Earle Kirby, a pre-war cinema organist in Norwich and a long-standing craftsman and well-known figure in his home town of Holt, has died aged 91.

A dedicated musician who, in retirement, taught scores of Norfolk children and adults, he was renowned for his gentle humour and love of Norfolk and its dialect.

Mr Kirby's cinema music career, which started at the Carlton on All Saints' Green, Norwich (later renamed the Gaumont), was cut short by the onset of war in 1939, and he served for five years with a Royal Artillery front line gun unit in North Africa and Italy.

By 1946 the cinema organ era was over, but he kept playing, co-founding a dance band, giving concerts to support local causes, playing the piano in The Feathers Hotel and writing music.

His other great love was designing, building and flying model aircraft and he was one of the first members of the North Norfolk Aeromodellers.

Mr Kirby was a sign-writer and a master coach-painter, starting the Holt Cellulose Company on the Cley Road in the late 1940s. Later he ran car repair workshops at Eldsen's Garage and the North Norfolk Garage.

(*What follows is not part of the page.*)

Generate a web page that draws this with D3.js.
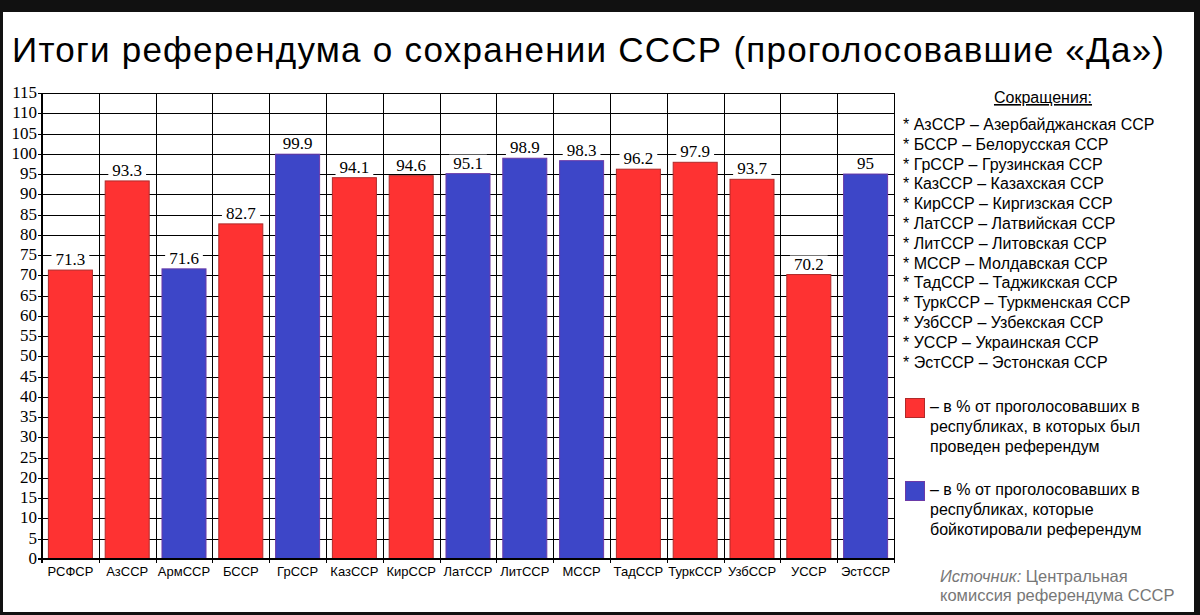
<!DOCTYPE html>
<html>
<head>
<meta charset="utf-8">
<script src="https://cdn.jsdelivr.net/npm/d3@7"></script>
<style>
  body { margin: 0; background: #111; }
  svg { display: block; }
  .serif { font-family: "Liberation Serif", "Times New Roman", "DejaVu Serif", serif; }
  .sans { font-family: "Liberation Sans", Arial, sans-serif; }
</style>
</head>
<body>
<div id="chart"></div>
<script>
const republics = ["РСФСР", "АзССР", "АрмССР", "БССР", "ГрССР", "КазССР", "КирССР", "ЛатССР", "ЛитССР", "МССР", "ТадССР", "ТуркССР", "УзбССР", "УССР", "ЭстССР"];
const yesShare = [71.3, 93.3, 71.6, 82.7, 99.9, 94.1, 94.6, 95.1, 98.9, 98.3, 96.2, 97.9, 93.7, 70.2, 95];
// "held" = референдум проведен, "boycott" = бойкотировали
const groups = ["held", "held", "boycott", "held", "boycott", "held", "held", "boycott", "boycott", "boycott", "held", "held", "held", "held", "boycott"];
const yTicks = d3.range(0, 116, 5);
const abbreviations = [
    "АзССР – Азербайджанская ССР",
    "БССР – Белорусская ССР",
    "ГрССР – Грузинская ССР",
    "КазССР – Казахская ССР",
    "КирССР – Киргизская ССР",
    "ЛатССР – Латвийская ССР",
    "ЛитССР – Литовская ССР",
    "МССР – Молдавская ССР",
    "ТадССР – Таджикская ССР",
    "ТуркССР – Туркменская ССР",
    "УзбССР – Узбекская ССР",
    "УССР – Украинская ССР",
    "ЭстССР – Эстонская ССР"
];
const legendGroups = ["held", "boycott"];
const legendTexts = [
    ["– в % от проголосовавших в", "республиках, в которых был", "проведен референдум"],
    ["– в % от проголосовавших в", "республиках, которые", "бойкотировали референдум"]
];

const width = 1200, height = 615;
const fillColor = { held: "#fe3232", boycott: "#3d46c8" };
const strokeColor = { held: "#b02a2a", boycott: "#6a3aa8" };

const data = republics.map((name, i) => ({ name, value: yesShare[i], group: groups[i] }));

const svg = d3.select("#chart").append("svg")
    .attr("width", width)
    .attr("height", height);

// frame
svg.append("rect").attr("x", 0).attr("y", 0).attr("width", width).attr("height", height).attr("fill", "#111");
svg.append("rect").attr("x", 3).attr("y", 12).attr("width", 1191).attr("height", 600).attr("fill", "#fff");

// title
svg.append("text")
    .attr("class", "sans")
    .attr("x", 12)
    .attr("y", 62)
    .attr("font-size", 35)
    .attr("textLength", 1152)
    .attr("lengthAdjust", "spacing")
    .attr("fill", "#000")
    .text("Итоги референдума о сохранении СССР (проголосовавшие «Да»)");

const margin = { left: 42, right: 894, top: 93, bottom: 559 };

const x = d3.scaleBand()
    .domain(republics)
    .range([margin.left, margin.right])
    .paddingInner(0.225)
    .paddingOuter(0.1125);

const y = d3.scaleLinear()
    .domain([0, 115])
    .range([margin.bottom, margin.top]);

const step = x.step();
const bounds = d3.range(republics.length + 1).map(i => margin.left + i * step);

// grid
svg.append("g")
    .selectAll("line")
    .data(yTicks)
    .join("line")
    .attr("x1", margin.left - 4)
    .attr("x2", margin.right)
    .attr("y1", d => Math.round(y(d)) + 0.5)
    .attr("y2", d => Math.round(y(d)) + 0.5)
    .attr("stroke", "#000")
    .attr("stroke-width", 1);

svg.append("g")
    .selectAll("line")
    .data(bounds)
    .join("line")
    .attr("x1", d => Math.round(d) + 0.5)
    .attr("x2", d => Math.round(d) + 0.5)
    .attr("y1", margin.top)
    .attr("y2", margin.bottom + 4)
    .attr("stroke", "#000")
    .attr("stroke-width", 1);

// y axis labels
svg.append("g")
    .selectAll("text")
    .data(yTicks)
    .join("text")
    .attr("class", "serif")
    .attr("x", 37)
    .attr("y", d => y(d) + 5)
    .attr("text-anchor", "end")
    .attr("font-size", 17)
    .attr("fill", "#000")
    .text(d => d);

// bars
svg.append("g")
    .selectAll("rect")
    .data(data)
    .join("rect")
    .attr("x", d => x(d.name))
    .attr("y", d => y(d.value))
    .attr("width", x.bandwidth())
    .attr("height", d => y(0) - y(d.value))
    .attr("fill", d => fillColor[d.group])
    .attr("stroke", d => strokeColor[d.group])
    .attr("stroke-width", 1);

// axis lines
svg.append("line")
    .attr("x1", margin.left).attr("x2", margin.left)
    .attr("y1", margin.top).attr("y2", margin.bottom + 4)
    .attr("stroke", "#000").attr("stroke-width", 2);
svg.append("line")
    .attr("x1", margin.left - 4).attr("x2", margin.right + 1)
    .attr("y1", margin.bottom).attr("y2", margin.bottom)
    .attr("stroke", "#000").attr("stroke-width", 2);

// value labels with white backing
const labels = svg.append("g")
    .selectAll("g")
    .data(data)
    .join("g")
    .attr("transform", d => `translate(${x(d.name) + x.bandwidth() / 2},${y(d.value) - 5})`);

labels.append("text")
    .attr("class", "serif")
    .attr("text-anchor", "middle")
    .attr("font-size", 17)
    .attr("fill", "#000")
    .text(d => d.value);

labels.each(function() {
    const g = d3.select(this);
    const bb = g.select("text").node().getBBox();
    g.insert("rect", "text")
        .attr("x", bb.x - 4)
        .attr("y", bb.y + 1)
        .attr("width", bb.width + 8)
        .attr("height", bb.height - 2)
        .attr("fill", "#fff");
});

// x labels
svg.append("g")
    .selectAll("text")
    .data(republics)
    .join("text")
    .attr("class", "sans")
    .attr("x", d => x(d) + x.bandwidth() / 2)
    .attr("y", 576)
    .attr("text-anchor", "middle")
    .attr("font-size", 13)
    .attr("fill", "#000")
    .text(d => d);

// abbreviations
svg.append("text")
    .attr("class", "sans")
    .attr("x", 1043)
    .attr("y", 103)
    .attr("text-anchor", "middle")
    .attr("font-size", 16)
    .attr("text-decoration", "underline")
    .attr("fill", "#000")
    .text("Сокращения:");

svg.append("g")
    .selectAll("text")
    .data(abbreviations)
    .join("text")
    .attr("class", "sans")
    .attr("x", 903)
    .attr("y", (d, i) => 130 + i * 19.8)
    .attr("font-size", 16)
    .attr("fill", "#000")
    .text(d => "* " + d);

// colour legend
const legend = svg.append("g")
    .selectAll("g")
    .data(legendGroups)
    .join("g")
    .attr("transform", (d, i) => `translate(905,${398 + i * 83})`);

legend.append("rect")
    .attr("x", 0.5).attr("y", 0.5)
    .attr("width", 19).attr("height", 19)
    .attr("fill", d => fillColor[d])
    .attr("stroke", d => strokeColor[d]);

legend.each(function(d, i) {
    d3.select(this).selectAll("text")
        .data(legendTexts[i])
        .join("text")
        .attr("class", "sans")
        .attr("x", 25)
        .attr("y", (t, j) => 14 + j * 20)
        .attr("font-size", 16)
        .attr("fill", "#000")
        .text(t => t);
});

// source
const src = svg.append("text")
    .attr("class", "sans")
    .attr("x", 940)
    .attr("y", 582)
    .attr("font-size", 16.5)
    .attr("fill", "#777");
src.append("tspan").attr("font-style", "italic").text("Источник:");
src.append("tspan").text(" Центральная");
svg.append("text")
    .attr("class", "sans")
    .attr("x", 940)
    .attr("y", 601)
    .attr("font-size", 16.5)
    .attr("fill", "#777")
    .text("комиссия референдума СССР");
</script>
</body>
</html>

Before moving two years ago to Sun Court Nursing Home in Sheringham he lived in Grove Close, Grove Lane, Holt, with his late wife, Eve, the former town correspondent for the North Norfolk News.

His son Martin, the former Eastern Daily Press deputy editor who is now an olive farmer, author and columnist in Spain, said: 'Dad was a light, always quick to smile, and so appreciated by everyone who knew him. He coped with the many challenges of recent years with enormous dignity and typical gentleness, and was, undoubtedly, a Holt gentleman through and through.'

The funeral service will be at St Andrew's Church, Holt, at noon on Thursday April 5.